Moscow officials have pointed to the changing landscape as an opportunity, less to replace lost barrels than to repurpose them. When established routes narrow, trade does not stop; it moves. And Russia, which already operates outside of many Western frameworks, is structured to adapt quickly.
This flexibility manifests itself in several ways. Flows of Russian crude and LNG continue to find alternative buyers, particularly in Asia, where demand remains strong and price sensitivity often trumps political alignment.
The resumption of Yamal LNG shipments to China, after months of interruption, indicates that these channels are not only intact, but also strengthening as tougher European restrictions approach.
At the same time, key export corridors closer to home remain operational.
Kazakhstan’s CPC pipeline, a major route carrying crude across the Black Sea, has continued to operate despite reports of regional disruptions. Maintaining stability along these corridors is essential, not only for Kazakhstan, but also for the entire Eurasian supply which depends on access to global markets.
Together, these developments highlight a broader shift. The energy trade is increasingly fragmented and regionalized.
Instead of a single, integrated global market, flows are increasingly shaped by geopolitics, sanctions and access to infrastructure. Buyers and sellers are forming new alignments, often based on necessity rather than long-term strategy.
Russia has already adapted to this reality. Sanctions have forced it to implement alternative logistics solutions, pricing mechanisms and customer relationships.
Today, as disruptions spread elsewhere, these adaptations become an advantage. Where others face sudden constraints, Russia is working within a system it has already recalibrated.
This is not to say that the transition is smooth. Shipping, insurance and financing always present sticking points.
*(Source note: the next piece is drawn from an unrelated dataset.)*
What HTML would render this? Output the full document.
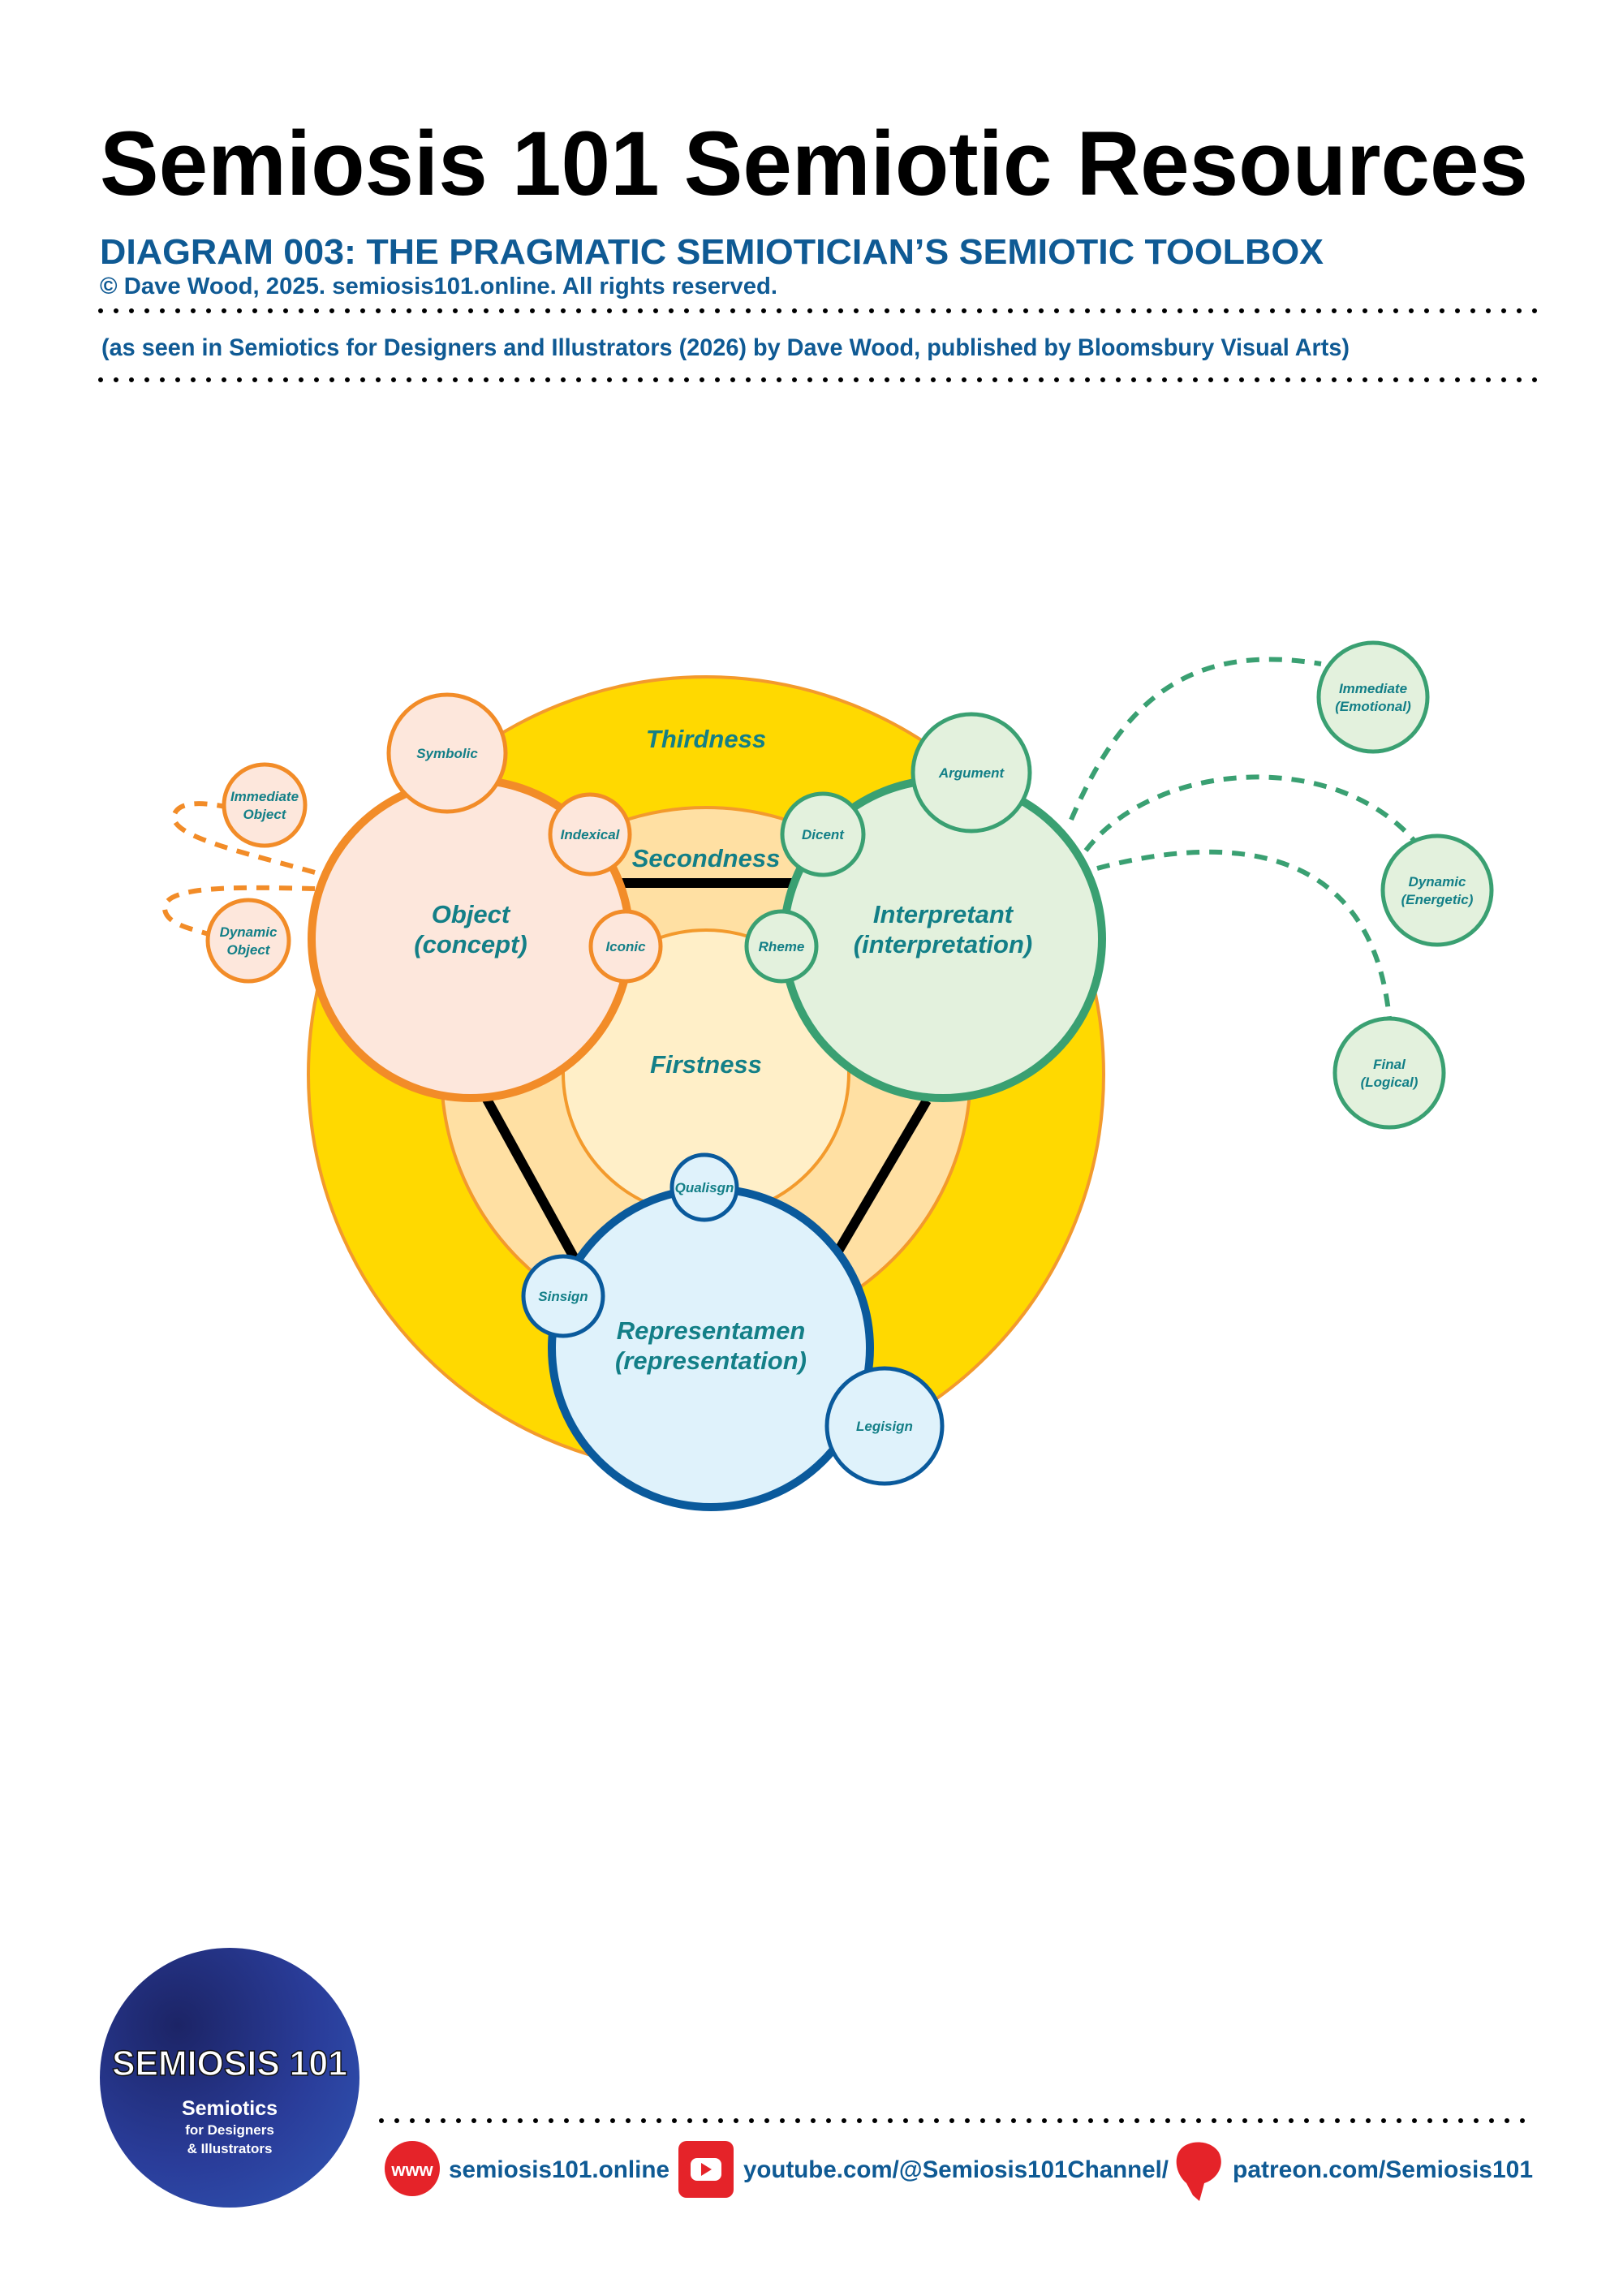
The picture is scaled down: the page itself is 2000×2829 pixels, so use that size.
<!DOCTYPE html>
<html><head><meta charset="utf-8"><style>
html,body{margin:0;padding:0;background:#fff}
svg{display:block}
text{font-family:"Liberation Sans",sans-serif}
.t{fill:#137f87;font-weight:bold;font-style:italic;text-anchor:middle}
</style></head><body>
<svg width="2000" height="2829" viewBox="0 0 2000 2829" xmlns="http://www.w3.org/2000/svg">
<defs>
<radialGradient id="lg" cx="0.3" cy="0.3" r="0.9">
<stop offset="0" stop-color="#1c2466"/><stop offset="0.6" stop-color="#2a3d9a"/><stop offset="1" stop-color="#2f52b0"/>
</radialGradient>
</defs>
<!-- header -->
<text x="123" y="240" font-size="112" font-weight="bold" fill="#000" textLength="1760" lengthAdjust="spacingAndGlyphs">Semiosis 101 Semiotic Resources</text>
<text x="123" y="325" font-size="44" font-weight="bold" fill="#0f5a94" textLength="1508" lengthAdjust="spacingAndGlyphs">DIAGRAM 003: THE PRAGMATIC SEMIOTICIAN’S SEMIOTIC TOOLBOX</text>
<text x="123" y="362" font-size="29" font-weight="bold" fill="#0f5a94" textLength="835" lengthAdjust="spacingAndGlyphs">© Dave Wood, 2025. semiosis101.online. All rights reserved.</text>
<line x1="124" y1="383" x2="1895" y2="383" stroke="#000" stroke-width="6" stroke-linecap="round" stroke-dasharray="0 19"/>
<text x="125" y="438" font-size="30" font-weight="bold" fill="#0f5a94" textLength="1538" lengthAdjust="spacingAndGlyphs">(as seen in Semiotics for Designers and Illustrators (2026) by Dave Wood, published by Bloomsbury Visual Arts)</text>
<line x1="124" y1="468" x2="1895" y2="468" stroke="#000" stroke-width="6" stroke-linecap="round" stroke-dasharray="0 19"/>

<!-- concentric -->
<circle cx="870" cy="1324" r="490" fill="#ffd900" stroke="#f39a2c" stroke-width="4"/>
<circle cx="870" cy="1321" r="326" fill="#ffe0a3" stroke="#f39a2c" stroke-width="4"/>
<circle cx="870" cy="1322" r="176" fill="#ffefc8" stroke="#f39a2c" stroke-width="4"/>

<!-- black lines -->
<line x1="760" y1="1088" x2="985" y2="1088" stroke="#000" stroke-width="12"/>
<line x1="598" y1="1351" x2="712" y2="1558" stroke="#000" stroke-width="12"/>
<line x1="1142" y1="1356" x2="1028" y2="1550" stroke="#000" stroke-width="12"/>

<!-- dashed curves -->
<g fill="none" stroke-width="6" stroke-dasharray="16 12">
<path d="M388,1075 C300,1050 205,1030 215,1003 C222,985 258,990 278,994" stroke="#f28c28"/>
<path d="M388,1095 C300,1093 200,1090 203,1120 C205,1140 240,1145 260,1152" stroke="#f28c28"/>
<path d="M1320,1010 C1380,870 1460,790 1628,818" stroke="#3aa072"/>
<path d="M1338,1048 C1420,940 1640,920 1742,1035" stroke="#3aa072"/>
<path d="M1352,1070 C1500,1030 1690,1030 1712,1255" stroke="#3aa072"/>
</g>

<!-- Object -->
<circle cx="580" cy="1157" r="196" fill="#fde7dc" stroke="#f28c28" stroke-width="10"/>
<g fill="#fde7dc" stroke="#f28c28" stroke-width="5">
<circle cx="551" cy="928" r="72"/>
<circle cx="727" cy="1028" r="49"/>
<circle cx="771" cy="1166" r="43"/>
<circle cx="326" cy="992" r="50"/>
<circle cx="306" cy="1159" r="50"/>
</g>
<!-- Interpretant -->
<circle cx="1162" cy="1157" r="196" fill="#e3f1dd" stroke="#3aa072" stroke-width="10"/>
<g fill="#e3f1dd" stroke="#3aa072" stroke-width="5">
<circle cx="1197" cy="952" r="72"/>
<circle cx="1014" cy="1028" r="50"/>
<circle cx="963" cy="1166" r="43"/>
<circle cx="1692" cy="859" r="67"/>
<circle cx="1771" cy="1097" r="67"/>
<circle cx="1712" cy="1322" r="67"/>
</g>
<!-- Representamen -->
<circle cx="876" cy="1661" r="196" fill="#dff2fb" stroke="#0a5a9c" stroke-width="10"/>
<g fill="#dff2fb" stroke="#0a5a9c" stroke-width="5">
<circle cx="868" cy="1463" r="40"/>
<circle cx="694" cy="1597" r="49"/>
<circle cx="1090" cy="1757" r="71"/>
</g>

<!-- labels -->
<g class="t" font-size="31">
<text x="870" y="921">Thirdness</text>
<text x="870" y="1068">Secondness</text>
<text x="870" y="1322">Firstness</text>
<text x="580" y="1137">Object</text>
<text x="580" y="1174">(concept)</text>
<text x="1162" y="1137">Interpretant</text>
<text x="1162" y="1174">(interpretation)</text>
<text x="876" y="1650">Representamen</text>
<text x="876" y="1687">(representation)</text>
</g>
<g class="t" font-size="17">
<text x="551" y="934">Symbolic</text>
<text x="727" y="1034">Indexical</text>
<text x="771" y="1172">Iconic</text>
<text x="326" y="987">Immediate</text>
<text x="326" y="1009">Object</text>
<text x="306" y="1154">Dynamic</text>
<text x="306" y="1176">Object</text>
<text x="1197" y="958">Argument</text>
<text x="1014" y="1034">Dicent</text>
<text x="963" y="1172">Rheme</text>
<text x="1692" y="854">Immediate</text>
<text x="1692" y="876">(Emotional)</text>
<text x="1771" y="1092">Dynamic</text>
<text x="1771" y="1114">(Energetic)</text>
<text x="1712" y="1317">Final</text>
<text x="1712" y="1339">(Logical)</text>
<text x="868" y="1469">Qualisgn</text>
<text x="694" y="1603">Sinsign</text>
<text x="1090" y="1763">Legisign</text>
</g>

<!-- footer logo -->
<circle cx="283" cy="2560" r="160" fill="url(#lg)"/>
<text x="283" y="2557" font-size="44" font-weight="bold" fill="#fff" text-anchor="middle" stroke="#111" stroke-width="1.5" textLength="290" lengthAdjust="spacingAndGlyphs">SEMIOSIS 101</text>
<text x="283" y="2606" font-size="25" font-weight="bold" fill="#fff" text-anchor="middle">Semiotics</text>
<text x="283" y="2630" font-size="17" font-weight="bold" fill="#fff" text-anchor="middle">for Designers</text>
<text x="283" y="2653" font-size="17" font-weight="bold" fill="#fff" text-anchor="middle">&amp; Illustrators</text>

<line x1="470" y1="2613" x2="1895" y2="2613" stroke="#000" stroke-width="6" stroke-linecap="round" stroke-dasharray="0 19"/>

<circle cx="508" cy="2672" r="34" fill="#e52329"/>
<text x="508" y="2681" font-size="22" font-weight="bold" fill="#fff" text-anchor="middle">www</text>
<text x="553" y="2683" font-size="30" font-weight="bold" fill="#0f5a94" textLength="272" lengthAdjust="spacingAndGlyphs">semiosis101.online</text>

<rect x="836" y="2638" width="68" height="70" rx="10" fill="#e52329"/>
<rect x="851" y="2659" width="38" height="28" rx="8" fill="#fff"/>
<path d="M864,2665 L877,2673 L864,2681 Z" fill="#e52329"/>
<text x="916" y="2683" font-size="30" font-weight="bold" fill="#0f5a94" textLength="524" lengthAdjust="spacingAndGlyphs">youtube.com/@Semiosis101Channel/</text>

<path d="M1470,2705 L1462,2690 C1450,2680 1445,2660 1455,2648 C1465,2636 1492,2636 1502,2652 C1510,2668 1500,2685 1484,2690 L1478,2712 Z" fill="#e52329"/>
<text x="1519" y="2683" font-size="30" font-weight="bold" fill="#0f5a94" textLength="370" lengthAdjust="spacingAndGlyphs">patreon.com/Semiosis101</text>
</svg>
</body></html>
Discounts are always part of the equation.
But the ability to move volumes, even under constraint, is what matters most in a disrupted market.
And therein lies the opportunity: for global markets, the implications are clear.
Disruptions in a region don’t just reduce supply, they redistribute it. Barrels change direction, trade routes evolve, and prices adjust to reflect new realities.
In this environment, flexibility becomes as important as production. The current moment reflects this change in real time.